If the trans doesn't shift out of first gear, you may want to pull the governor out and clean it. Sometimes minute pieces of debris can block up the miniature ports in it rendering it inoperable. This would also be an explanation of why the fluid was aerated. In first gear at 20+MPH, the engine is going to be turning some high RPM's which is forcing the front pump to operate well above it's normal capacity. This not only reduces the fluid level in the pan by pumping it out but it causes the inlet to cavitate and actually run out of fluid. In the absence of fluid, the pump is going to slip because air compresses much easier than liquid. This slippage causes the fluid level to rise and fall suddenly in the pan also increasing the amount of air in the fluid making it frothy-er.

You are correct in assuming most transmission problems occur over time but not always. A piece of debris can lodge itself into a port and instantly cause the trans to not operate correctly if at all. But when gears go out in transmissions, it typically is a slow process.

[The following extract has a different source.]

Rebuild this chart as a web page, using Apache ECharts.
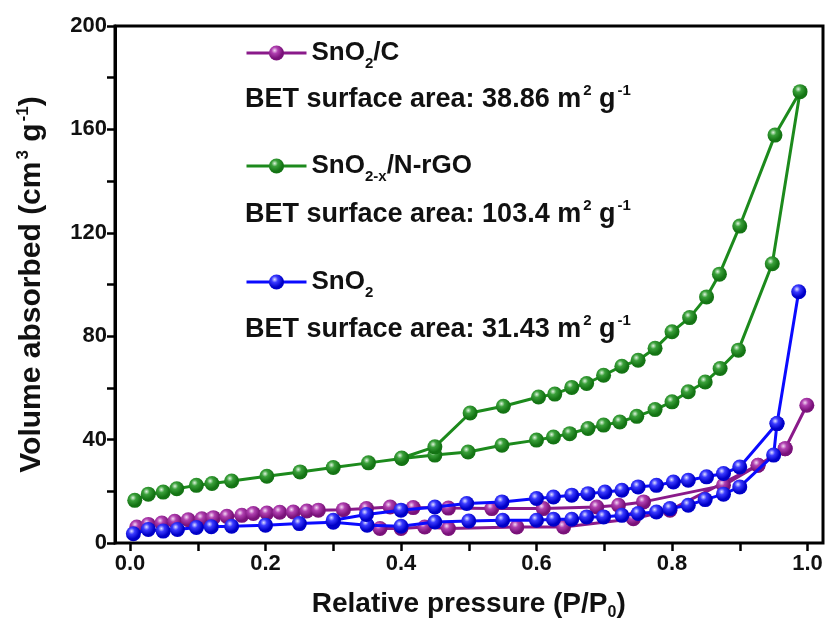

Ok, finally, the advice paragraph. I would pull the pan and make certain the filter is properly seated. While the pan is down I would make sure the magnet is clean and still in place at the corner of the pan. On the back of the transmission case, facing toward the rear of the vehicle, there should be a small cover being held on by a small wire spring-clip similar to the one used on old-style metal-topped master cylinders of yesteryear. Pull this cover and remove the accumulator valve. Spray it with some BRAKE KLEEN or any other instant-dry parts cleaner and re-install. Do the same for the governor which is located at the tail of the transmission (Right-side) under a small cap held on with 2 bolts. The cap will either have a speedometer cable coming off of it or a wire harness for the speed sensor. Either way, the governor is under this cap. Remove the cap, pull the governor straight-up and out. Clean it with BRAKE KLEEN also and operate the arms left and right a few times to make sure it is not sticking. re-install. I would refill with NEW fluid but if you are as unsure as I am about it functioning again, you can use old but clean and filtered fluid. New fluid would be the only cost you'd incur following this advice which is the way I like it.

Put four quarts of fluid in and while the vehicle is still off of the ground, start the engine and depress the brake pedal. Shift from Park to Reverse then to Neutral, O, D, 2 and then 1 without leaving your foot off of the brake and pause for a second at each location to allow fluid to flow. The gears 'should' slightly engage while you do this but don't allow the wheels to move. Shift back to Park and check the fluid level. If there is no reading on the dip-stick, add another full quart and follow the instructions given above. If the fluid is visible on the stick but low, add one PINT of fluid and get back in the car. Do the same shift proceedure outlined above but this time, when you get back to Park, you'll be going back to Reverse. This time remove your foot from the brake and allow the wheels to spin up to about 20MPH (use the throttle to get it going this speed). Apply the brake, stop the wheels (don't jam the brakes on, slowly apply them so you don't upset the balance of the car on the jack-stands or lift) and shift to neutral and then to O or highest 'drive' position. Remove your foot from the brake and let the wheels spin up using the throttle to attempt to reach 50MPH. If the trans shifts and allows you to reach 50MPH, maintain that wheel speed for about ten or fifteen seconds then slowly apply the brakes and stop the wheels. Shift back to Park and top off the transmission fluid while running. DON'T OVERFILL! Less is better than more when it comes to trans fluid level.

If the trans still doesn't engage reverse or shift out of first gear, it's junk. There is a mechanical issue somewhere deep in the system and it will need to be rebuild, re-manufactured or replaced with a used unit (from Knucklebusters).

Thanks for the question, I hope this information was helpful to you.